THE RED FAMILY

Red: the strongest chroma, in the middle values

Red reaches the strongest chroma of any family, and it reaches it low. A 5R at value 4 runs all the way out to chroma 14, further from gray than any yellow, green, or blue can travel. Take that same red lighter and it turns pink and gives up its strength. Take it darker and it closes toward brown. So the vivid reds live in the mid to low values, and that is where a painter spends them.

The 5R page below shows it. The right edge bulges at value 4, the fullest row on the page, and pulls in above and below. A red can be intense at a middle value and simply cannot be at a very light or a very dark one.

The 5R page from a Munsell book as a chip grid: value rows 9 down to 2 on the vertical axis, chroma columns 2 to 14 across, the neutral gray N column at left, and a ragged right edge where high-chroma chips exist only in the middle values, with the 5R 4/10 chip annotated.
The 5R page from a Munsell book as a chip grid: value rows 9 down to 2 on the vertical axis, chroma columns 2 to 14 across, the neutral gray N column at left, and a ragged right edge where high-chroma chips exist only in the middle values, with the 5R 4/10 chip annotated.

The 5R page, red value by value and chroma by chroma.
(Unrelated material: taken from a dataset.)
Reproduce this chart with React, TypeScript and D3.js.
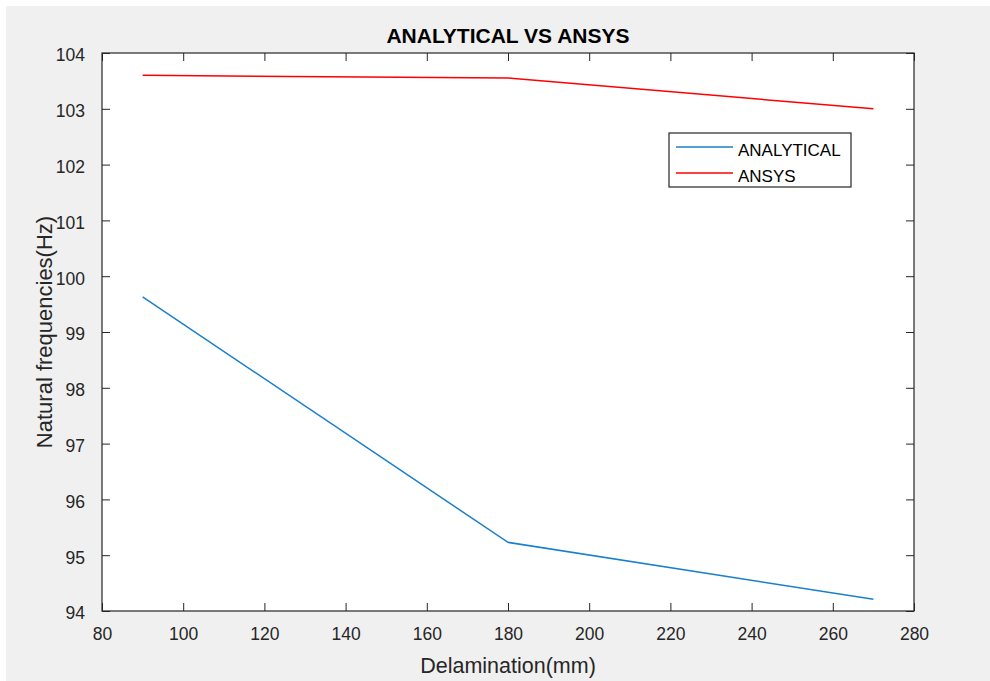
import React, { useEffect, useRef } from 'react';
import * as d3 from 'd3';

const WIDTH = 990;
const HEIGHT = 681;
const AXES = { left: 102, right: 914, top: 53, bottom: 611 };

const delamination = [90, 180, 270];
const analytical = [99.63, 95.23, 94.21];
const ansys = [103.6, 103.55, 103.0];
const xTicks = [80, 100, 120, 140, 160, 180, 200, 220, 240, 260, 280];
const yTicks = [94, 95, 96, 97, 98, 99, 100, 101, 102, 103, 104];
const seriesNames = ['ANALYTICAL', 'ANSYS'];
const seriesColors = ['#1a7fcc', '#FF0000'];

const FONT = '"Liberation Sans", Arial, Helvetica, sans-serif';
const INK = '#262626';

export default function App() {
  const ref = useRef<SVGSVGElement>(null);

  useEffect(() => {
    if (!ref.current) return;
    const svg = d3.select(ref.current);
    svg.selectAll('*').remove();

    // figure background
    svg.append('rect').attr('width', WIDTH).attr('height', HEIGHT).attr('fill', '#ffffff');
    svg.append('rect').attr('x', 6).attr('y', 6).attr('width', WIDTH - 6).attr('height', HEIGHT - 6).attr('fill', '#f0f0f0');

    const x = d3.scaleLinear().domain([80, 280]).range([AXES.left, AXES.right]);
    const y = d3.scaleLinear().domain([94, 104]).range([AXES.bottom, AXES.top]);

    svg.append('rect')
      .attr('x', AXES.left).attr('y', AXES.top)
      .attr('width', AXES.right - AXES.left).attr('height', AXES.bottom - AXES.top)
      .attr('fill', '#ffffff');

    // lines
    const series = [analytical, ansys];
    series.forEach((vals, i) => {
      const line = d3.line<number>()
        .x((_, j) => x(delamination[j]))
        .y((d) => y(d));
      svg.append('path')
        .datum(vals)
        .attr('d', line)
        .attr('fill', 'none')
        .attr('stroke', seriesColors[i])
        .attr('stroke-width', 1.5);
    });

    // axes (ticks pointing inward)
    const styleAxis = (g: d3.Selection<SVGGElement, unknown, null, undefined>) => {
      g.select('.domain').remove();
      g.selectAll('.tick line').attr('stroke', INK).attr('stroke-width', 1);
      g.selectAll('.tick text')
        .attr('fill', INK)
        .style('font-family', FONT)
        .style('font-size', '17.5px');
    };

    svg.append('g')
      .attr('transform', `translate(0, ${AXES.bottom})`)
      .call(d3.axisBottom(x).tickValues(xTicks).tickSize(-8).tickPadding(17).tickFormat(d3.format('d')))
      .call(styleAxis)
      .selectAll('.tick text').attr('dy', '0.71em');

    svg.append('g')
      .attr('transform', `translate(0, ${AXES.top})`)
      .call(d3.axisTop(x).tickValues(xTicks).tickSize(-8).tickFormat(() => ''))
      .call(styleAxis);

    svg.append('g')
      .attr('transform', `translate(${AXES.left}, 0)`)
      .call(d3.axisLeft(y).tickValues(yTicks).tickSize(-8).tickPadding(17).tickFormat(d3.format('d')))
      .call(styleAxis)
      .selectAll('.tick text').attr('dy', '0.45em');

    svg.append('g')
      .attr('transform', `translate(${AXES.right}, 0)`)
      .call(d3.axisRight(y).tickValues(yTicks).tickSize(-8).tickFormat(() => ''))
      .call(styleAxis);

    // box
    svg.append('rect')
      .attr('x', AXES.left).attr('y', AXES.top)
      .attr('width', AXES.right - AXES.left).attr('height', AXES.bottom - AXES.top)
      .attr('fill', 'none')
      .attr('stroke', INK)
      .attr('stroke-width', 1.2);

    // title and labels
    svg.append('text')
      .attr('x', (AXES.left + AXES.right) / 2).attr('y', 43)
      .attr('text-anchor', 'middle')
      .style('font-family', FONT).style('font-size', '21px').style('font-weight', 'bold')
      .attr('fill', '#000000')
      .text('ANALYTICAL VS ANSYS');

    svg.append('text')
      .attr('x', (AXES.left + AXES.right) / 2).attr('y', 673)
      .attr('text-anchor', 'middle')
      .style('font-family', FONT).style('font-size', '21.5px')
      .attr('fill', INK)
      .text('Delamination(mm)');

    svg.append('text')
      .attr('transform', `translate(52, ${(AXES.top + AXES.bottom) / 2}) rotate(-90)`)
      .attr('text-anchor', 'middle')
      .style('font-family', FONT).style('font-size', '22px')
      .attr('fill', INK)
      .text('Natural frequencies(Hz)');

    // legend
    const legend = svg.append('g').attr('transform', 'translate(669, 133)');
    legend.append('rect')
      .attr('width', 182).attr('height', 54)
      .attr('fill', '#ffffff')
      .attr('stroke', INK)
      .attr('stroke-width', 1.2);
    seriesNames.forEach((name, i) => {
      const cy = 14 + i * 26;
      legend.append('line')
        .attr('x1', 7).attr('x2', 64).attr('y1', cy).attr('y2', cy)
        .attr('stroke', seriesColors[i]).attr('stroke-width', 1.5);
      legend.append('text')
        .attr('x', 69).attr('y', cy + 9)
        .style('font-family', FONT).style('font-size', '17px')
        .attr('fill', '#000000')
        .text(name);
    });
  }, []);

  return (
    <svg
      ref={ref}
      width={WIDTH}
      height={HEIGHT}
      style={{ position: 'absolute', left: 0, top: 0, display: 'block' }}
    />
  );
}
It also sits beside the other families on the color charts.

How the painters spend it

Every use below is drawn from a methods.art record, not invented for the page.

Zorn spent it once

Vermilion was the only saturated color on his four tube palette, so Zorn spent it deliberately: a small note of pure red at a focal point, a lip, a cheek, a ribbon, a pin, in an otherwise muted field of ochre and gray. See the whole discipline on the Anders Zorn page.

Daniel makes it an earth

Daniel Bilmes takes burnt sienna as his red primary, one of three muted primaries he balances with ultramarine and yellow ochre. A quiet earth red, not a bright one, because the honest work he wants is muted rather than garish. See it charted on the Bilmes palette.

Reilly fixed it to a value

Frank Reilly premixed a red string, starting from Cadmium Red Light and stepped down the nine value scale, so the value of a flesh tone was settled before the brush moved. See the organised palette on the Frank Reilly page.

MUTING THIS FAMILY
To quiet a red without darkening it, do not reach for black. Step it toward the neutral gray of its own value, N4 for the mid value reds where the family is strongest, so the chroma drops while the value holds. That move, family by family, is the whole of the Munsell guide.